Dictionary entry details
Sense 1
Meaning:
Defying expression or description
Synonyms:
indefinable; indescribable; ineffable; unspeakable; untellable; unutterable
Context example:
a thing of untellable splendor
Similar:
inexpressible; unexpressible (defying expression)
Context examples
But now, though her voice was still sweet, I found in its melody an indescribable sadness.
(Jane Eyre, by Charlotte Brontë)
But after one glance, she retired, with an indescribable expression, for looking quite lost in the big carriage, sat Amy and one young lady.
(Little Women, by Louisa May Alcott)
The compliment was just returned, coldly and proudly; and, under indescribable irritation of spirits, she was then conveyed to Hartfield.
(Emma, by Jane Austen)
Holmes examined both it and the indescribable wreck which it had wrought.
(The Return of Sherlock Holmes, by Sir Arthur Conan Doyle)
“No,” Wolf Larsen answered, with an indescribable air of sadness.
(The Sea-Wolf, by Jack London)
At last the tapping recommenced, and, to our indescribable joy and gratitude, died slowly away again until it ceased to be heard.
(Treasure Island, by Robert Louis Stevenson)
The cousin who was travelling towards them could hardly have less than visited their agitated spirits—one all happiness, the other all varying and indescribable perturbation.
(Mansfield Park, by Jane Austen)
This, said the stranger, with a certain condescending roll in his voice, and a certain indescribable air of doing something genteel, which impressed me very much, is Master Copperfield.
(David Copperfield, by Charles Dickens)
The man sat all twisted and huddled in his chair in a way which gave an indescribable impression of deformity; but the face which he turned towards us, though worn and swarthy, must at some time have been remarkable for its beauty.
(The Memoirs of Sherlock Holmes, by Sir Arthur Conan Doyle)

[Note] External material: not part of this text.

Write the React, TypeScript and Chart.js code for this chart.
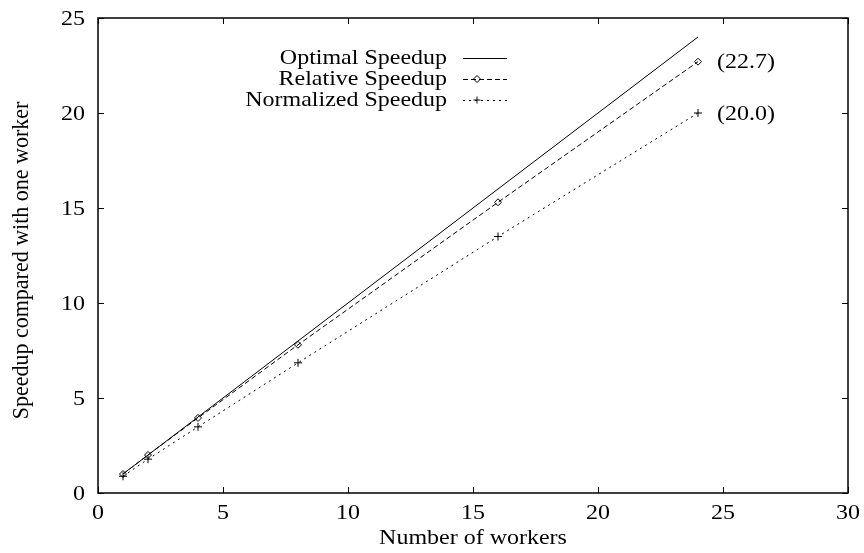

It was some time however before she could unfasten the door, the same difficulty occurring in the management of this inner lock as of the outer; but at length it did open; and not vain, as hitherto, was her search; her quick eyes directly fell on a roll of paper pushed back into the further part of the cavity, apparently for concealment, and her feelings at that moment were indescribable.